However, arguing about whether Trump said or did something as a distraction is pointless. The president of the United States is simultaneously a liar, a racist, an accused rapist, a con man, a tax cheat, a sadist, an egomaniac, a brownnoser of murderous dictators, quite possibly a traitor, and quite definitely a dunce who knows virtually nothing about history, politics, or economics. Because he has no filter or focus and does not listen to his advisers (except for those telling him how wonderful he is), Trump manifests all of these qualities all of the time. Every outrage or crime that he commits is, in this respect, a distraction from the previous one until the next one.

A debate over distraction is therefore itself a distraction. It doesn’t matter whether Trump meant something this way or that; whether tweeting, bloviating at rallies, or bragging to the know-nothings on Fox News, he can hardly stick to one topic for more than five minutes. What matters is why, after years of falling for his stupid shtick, the allegedly intelligent men and women of the mainstream media keep chasing after it. Glasser has no business crediting Trump with getting “Americans to talk about what he wants them to talk about.” How would she know? I sure don’t. This scribe of the Beltway beat does, however, know what her friends and colleagues are talking about, and that would be Trump. The attraction between Trump and the media is, unfortunately, mutual.

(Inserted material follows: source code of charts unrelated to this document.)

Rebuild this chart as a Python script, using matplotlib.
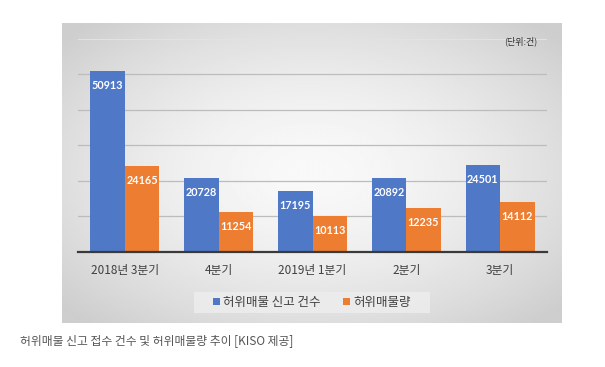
import numpy as np
import matplotlib
matplotlib.use("Agg")
import matplotlib.pyplot as plt
from matplotlib.patches import Rectangle

plt.rcParams['font.family'] = ['Noto Sans CJK KR', 'DejaVu Sans']

categories = ["2018년 3분기", "4분기", "2019년 1분기", "2분기", "3분기"]
reports = [50913, 20728, 17195, 20892, 24501]
volume = [24165, 11254, 10113, 12235, 14112]
series_names = ["허위매물 신고 건수", "허위매물량"]
unit_label = "(단위:건)"
caption = "허위매물 신고 접수 건수 및 허위매물량 추이 [KISO 제공]"

W, H = 605, 367
fig = plt.figure(figsize=(W / 100, H / 100), dpi=100)
fig.patch.set_facecolor("white")

# grey panel with radial gradient
px0, px1, py0, py1 = 62, 562, 23, 323
bg = fig.add_axes([px0 / W, 1 - py1 / H, (px1 - px0) / W, (py1 - py0) / H])
yy, xx = np.mgrid[-1:1:200j, -1:1:300j]
r = np.sqrt(xx ** 2 + yy ** 2)
vals = 0.975 - 0.17 * np.clip(r / 1.35, 0, 1) ** 1.6
bg.imshow(vals, cmap="gray", vmin=0, vmax=1, aspect="auto", extent=[0, 1, 0, 1],
          interpolation="bilinear")
bg.set_xlim(0, 1)
bg.set_ylim(0, 1)
# legend box (inside background axes, in panel fraction coordinates)
lx0, lx1, ly0, ly1 = 194, 430, 292, 313
bg.add_patch(Rectangle(((lx0 - px0) / (px1 - px0), (py1 - ly1) / (py1 - py0)),
                       (lx1 - lx0) / (px1 - px0), (ly1 - ly0) / (py1 - py0),
                       facecolor="#ededed", edgecolor="none", alpha=0.85))
bg.set_axis_off()

# main axes
ax_left, ax_right = 78, 547
base_y, top_y = 251.7, 38.7
ax = fig.add_axes([ax_left / W, 1 - base_y / H, (ax_right - ax_left) / W, (base_y - top_y) / H])
ax.patch.set_alpha(0)
x = np.arange(len(categories))
bw = 0.368
blue = "#4F78C6"
orange = "#ED7D31"
b1 = ax.bar(x - bw / 2, reports, bw, color=blue, zorder=3, label=series_names[0])
b2 = ax.bar(x + bw / 2, volume, bw, color=orange, zorder=3, label=series_names[1])
ax.set_ylim(0, 60000)
ax.set_xlim(-0.5, len(categories) - 0.5)
ax.set_yticks(np.arange(0, 50001, 10000))
ax.yaxis.grid(True, color="#bcbcbc", linewidth=0.9, zorder=0)
ax.axhline(60000, color="#e2e2e2", linewidth=0.8, zorder=0)
ax.tick_params(axis="y", left=False, labelleft=False)
ax.tick_params(axis="x", bottom=False, labelsize=8.5, labelcolor="#404040", pad=5)
ax.set_xticks(x)
ax.set_xticklabels(categories)
for s in ["top", "right", "left"]:
    ax.spines[s].set_visible(False)
ax.spines["bottom"].set_color("#3a3a3a")
ax.spines["bottom"].set_linewidth(1.6)
ax.spines["bottom"].set_zorder(4)

for bars, vals_ in ((b1, reports), (b2, volume)):
    for rect, v in zip(bars, vals_):
        ax.annotate(f"{v}", (rect.get_x() + rect.get_width() / 2, v),
                    xytext=(0, -6.5), textcoords="offset points", ha="center", va="top",
                    color="white", fontsize=7.8, fontweight="bold", zorder=5,
                    family=["Lato", "DejaVu Sans"])

leg = ax.legend(loc="center", bbox_to_anchor=((lx0 + lx1) / 2 / W, 1 - (ly0 + ly1) / 2 / H),
                bbox_transform=fig.transFigure, ncol=2, frameon=False, fontsize=9,
                handlelength=0.5, handleheight=0.5, handletextpad=0.3, columnspacing=1.8,
                labelcolor="#404040")

fig.text(537 / W, 1 - 41 / H, unit_label, ha="right", va="center", fontsize=6.5, color="#303030")
fig.text(20 / W, 1 - 341 / H, caption, ha="left", va="center", fontsize=8.5, color="#555555")

fig.savefig("out.png", dpi=100)
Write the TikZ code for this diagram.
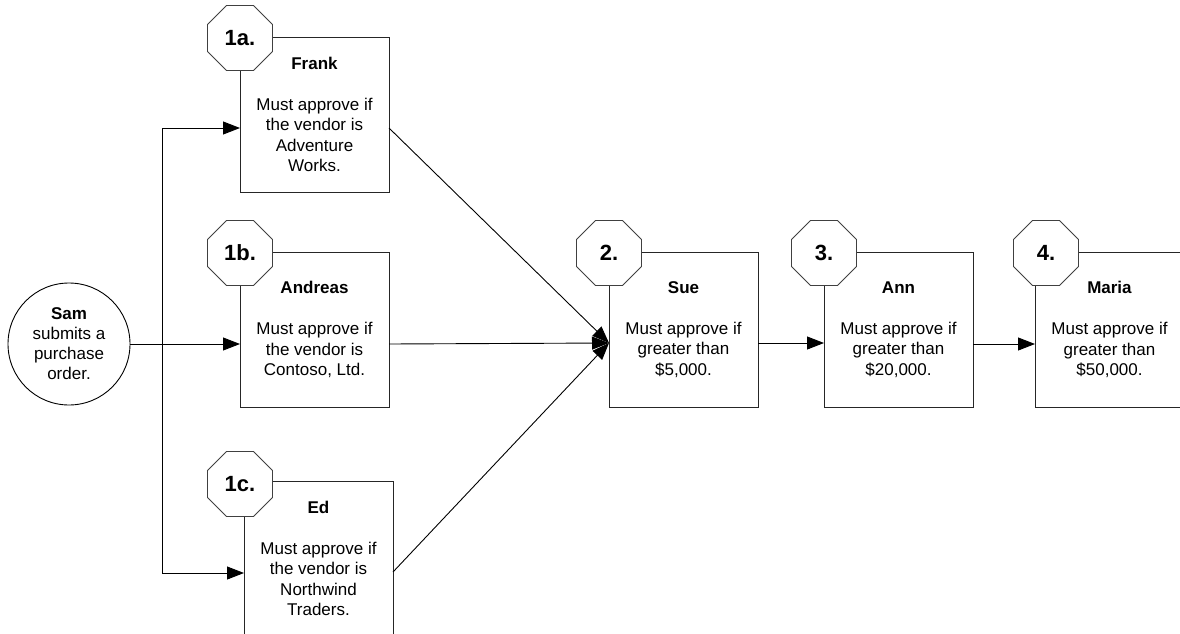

The thing is, there’s an awful lot of important policy-related news that could use some attention. Moreover, these under-the-radar political machinations help explain why only four House Republicans could bring themselves to condemn Trump’s poisonous tweets telling the four congresswomen to “go back” to the countries they came from and why the GOP continues to support him even though he’s making a mockery of almost everything the party used to say it stood for. And—surprise, surprise—the answer involves rewarding Republican donors.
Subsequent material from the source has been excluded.